The new code is in tools.disassembler. Note that for now, it only works on Unix. If I figure out how to get the current cygwin process ID from Factor (Factor doesn't link against cygwin.dll) then I can make it work with cygwin gdb too.

The source begins with the usual boilerplate:
USING: io.files io words alien kernel math.parser alien.syntax
io.launcher system assocs arrays sequences namespaces qualified
regexp ;
QUALIFIED: unix
IN: tools.disassembler

We qualify the unix vocab since it has a write word which clashes with io:write, and we want to call the latter.

We communicate with gdb using files:
: in-file "gdb-in.txt" resource-path ;

: out-file "gdb-out.txt" resource-path ;

We cannot use pipes since there is a race condition there; gdb suspends the process while disassembling, so if the pipe fills up, then gdb hangs because Factor cannot read from the pipe since it is suspended.

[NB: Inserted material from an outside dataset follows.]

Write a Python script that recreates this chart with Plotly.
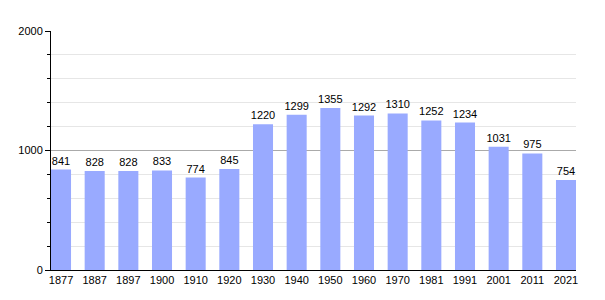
import plotly.graph_objects as go

years = ["1877", "1887", "1897", "1900", "1910", "1920", "1930", "1940", "1950",
         "1960", "1970", "1981", "1991", "2001", "2011", "2021"]
population = [841, 828, 828, 833, 774, 845, 1220, 1299, 1355, 1292, 1310, 1252,
              1234, 1031, 975, 754]
y_ticks = [0, 1000, 2000]

bar_w = 0.595

fig = go.Figure(go.Bar(
    x=years, y=population,
    marker=dict(color="#99aaff", line=dict(width=0)),
    text=[str(v) for v in population], textposition="outside",
    textfont=dict(size=11, color="black", family="Liberation Sans, Arial"),
    constraintext="none", textangle=0,
    cliponaxis=False, width=bar_w,
))

fig.update_layout(
    width=605, height=300,
    margin=dict(l=51, r=29, t=31, b=30),
    paper_bgcolor="white", plot_bgcolor="white",
    showlegend=False,
    font=dict(family="Liberation Sans, Arial", size=11, color="black"),
)
fig.update_xaxes(
    type="category", range=[-bar_w / 2, len(years) - 1 + bar_w / 2],
    showline=True, linecolor="black", linewidth=1,
    ticks="", tickfont=dict(size=11), showgrid=False,
)
fig.update_yaxes(
    range=[0, 2000], tickvals=y_ticks, ticktext=[str(v) for v in y_ticks],
    showline=True, linecolor="black", linewidth=1,
    ticks="outside", ticklen=5, tickcolor="black",
    gridcolor="#aaaaaa", gridwidth=1, zeroline=False,
    minor=dict(dtick=200, ticks="outside", ticklen=3, tickcolor="black",
               showgrid=True, gridcolor="#e6e6e6", gridwidth=1),
    tickfont=dict(size=11),
)

fig.write_html("out.html")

We have a word which takes a pair of addresses or a word, and creates a gdb command for disassembling this object in the current process, it then writes these commands to the input file:
GENERIC: make-disassemble-cmd ( obj -- )

M: word make-disassemble-cmd
word-xt 2array make-disassemble-cmd ;

M: pair make-disassemble-cmd
in-file [
"attach " write
unix:getpid number>string print

"disassemble " write
[ number>string write bl ] each
] with-file-out ;

Then we write a word to invoke gdb:
: run-gdb ( -- lines )
[
+closed+ +stdin+ set
out-file +stdout+ set
[ "gdb" , "-x" , in-file , "-batch" , ] { } make +arguments+ set
] { } make-assoc run-process drop
out-file file-lines ;

We pass gdb the path name to the file we just saved, together with some switches.

Note that we close stdin so that if gdb attempts to read commands, it gets an EOF instead of hanging. We also redirect the output to our output file. Then we read the output file and return the results.

Finally, a couple of words to clean up the output; we filter everything that's not a line of disassembly (gdb loading messages, etc), and we convert tabs to spaces since the Factor UI doesn't display tabs:
: relevant? ( line -- ? )
R/ 0x.*:.*/ matches? ;

: tabs>spaces ( str -- str' )
[ dup CHAR: \t = [ drop CHAR: \s ] when ] map ;

Finally, we have the actual word that calls the above:
: disassemble ( word -- )
make-disassemble-cmd run-gdb
[ relevant? ] subset [ tabs>spaces ] map [ print ] each ;

1 comment:

Anonymous said...

ndisasm would've been handy here, with the caveat that it's only useful on x86.